Il team internazionale stima che il permafrost sottomarino si sia cominciato a scongelare dalla fine dell’ultimo periodo glaciale, 14.000 anni fa, e che attualmente rilasci ogni anno circa 140 milioni di tonnellate di anidride carbonica e 5,3 milioni di tonnellate di metano nell’atmosfera. La Sayedi sottolinea che «Si tratta di una piccola frazione delle emissioni totali di gas serra causate dall’uomo all’anno, circa la stessa impronta annuale della Spagna».

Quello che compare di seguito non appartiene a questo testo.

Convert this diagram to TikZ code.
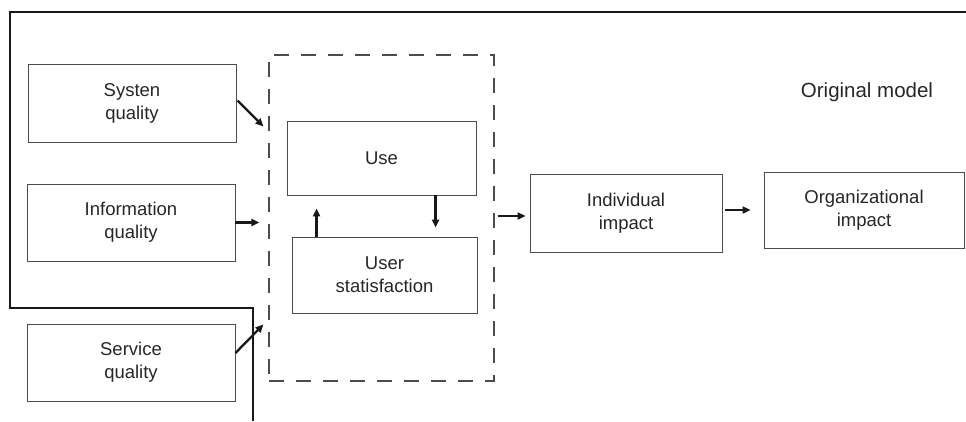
\documentclass[tikz,border=0pt]{standalone}
\usepackage{fontspec}
\setmainfont{Liberation Sans}
\usetikzlibrary{arrows.meta,calc}

\begin{document}
\begin{tikzpicture}[x=1pt,y=-1pt,
  box/.style={draw=black!70,line width=0.9pt,rectangle,align=center,
    text=black!85,font=\fontsize{18.5}{23}\selectfont,inner sep=0pt},
  arr/.style={line width=2.3pt,draw=black!90,
    -{Triangle[length=8pt,width=7pt]}},
  frame/.style={line width=2.8pt,draw=black!90},
  group/.style={draw=black!70,line width=1.1pt,dash pattern=on 15pt off 12pt,
    rectangle,inner sep=0pt}]

\useasboundingbox (0,0) rectangle (966,421);

% outer frame line
\draw[frame] (966,12) -- (10,12) -- (10,308) -- (253,308) -- (253,421);

% dashed group around Use / User satisfaction
\node[group,minimum width=225pt,minimum height=326pt] (grp) at (381.5,218) {};

% input boxes
\node[box,minimum width=208pt,minimum height=78pt] (sys)  at (132,103)   {Systen\\quality};
\node[box,minimum width=208pt,minimum height=77pt] (info) at (131,222.5) {Information\\quality};
\node[box,minimum width=208pt,minimum height=77pt] (serv) at (131,362.5) {Service\\quality};

% inner boxes
\node[box,minimum width=189pt,minimum height=74pt] (use)  at (381.5,158) {Use};
\node[box,minimum width=185pt,minimum height=76pt] (usat) at (384.5,275) {User\\statisfaction};

% impact boxes
\node[box,minimum width=192pt,minimum height=78pt] (indiv) at (626,213) {Individual\\impact};
\node[box,minimum width=200pt,minimum height=76pt] (org)   at (864,210) {Organizational\\impact};

% title
\node[text=black!85,font=\fontsize{20.5}{24}\selectfont] (title) at (867,92) {Original model};

% entry points on the group border
\coordinate (gin1) at ($(grp.north west)+(-5,72)$);
\coordinate (gin2) at ($(grp.north west)+(-9,168)$);
\coordinate (gin3) at ($(grp.north west)+(-5,270)$);

% connectors
\draw[arr] ($(sys.north east)+(1,37)$) -- (gin1);
\draw[arr] (info.east) -- (info.east -| gin2);
\draw[arr] ($(serv.east)+(0,-9.5)$) -- (gin3);

\draw[arr] ($(use.south west)+(149,0)$) -- ($(usat.north west)+(144,-9)$);
\draw[arr] ($(usat.north west)+(25,0)$) -- ($(use.south west)+(30,13)$);

\draw[arr] ($(grp.east)+(3,-2)$) -- ($(indiv.west)+(-4,3)$);
\draw[arr] ($(indiv.east)+(3,-3)$) -- ($(org.west)+(-13,0)$);

\end{tikzpicture}
\end{document}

Tuttavia, secondo lo studio, «I moderni rilasci di gas serra sono principalmente il risultato della risposta naturale alla deglaciazione». Lo studio suggerisce che «Il riscaldamento globale causato dall’uomo può accelerare il rilascio di gas serra, ma a causa della mancanza di ricerca e incertezze in quest’area, le cause determinanti e i tassi di rilascio rimarranno sconosciuti fino a quando non saranno disponibili migliori stime empiriche e modellistiche». La Frederick aggiunge: «Sono ottimista che questo studio farà luce sul fatto che esiste il permafrost sottomarino e che le persone stanno studiando il suo ruolo nel clima. Le dimensioni della comunità di ricerca non riflettono necessariamente la sua importanza nel sistema climatico».
Quasi tutti gli esperti coinvolti nello studio hanno menzionato il gap di conoscenze sul permafrost, che rende più difficile agli scienziati anticipare i cambiamenti e riduce l’affidabilità delle stime sui pozzi e i flussi di carbonio, nonché le condizioni termiche e idrologiche del permafrost.
La Frederick conclude: «Mentre c’è una ricchezza di ricerche in corso sul permafrost terrestre, il permafrost sottomarino non è mai stato affrontato in questo modo prima e non è stato oggetto di altrettanta collaborazione internazionale. Se confrontata con l’ammontare del carbonio nel permafrost terrestre e con quello che c’è oggi nell’atmosfera, la quantità di carbonio sequestrato o associato al permafrost sottomarino è rilevante. Questo è un esempio di una grande fonte di carbonio che non è stata considerata nelle previsioni o negli accordi sul clima. Anche se non sono una bomba a orologeria, ciò che è certo è che gli stock di carbonio del permafrost sottomarino non possono continuare a essere ignorati e abbiamo bisogno di saperne di più su come influenzeranno il futuro della Terra».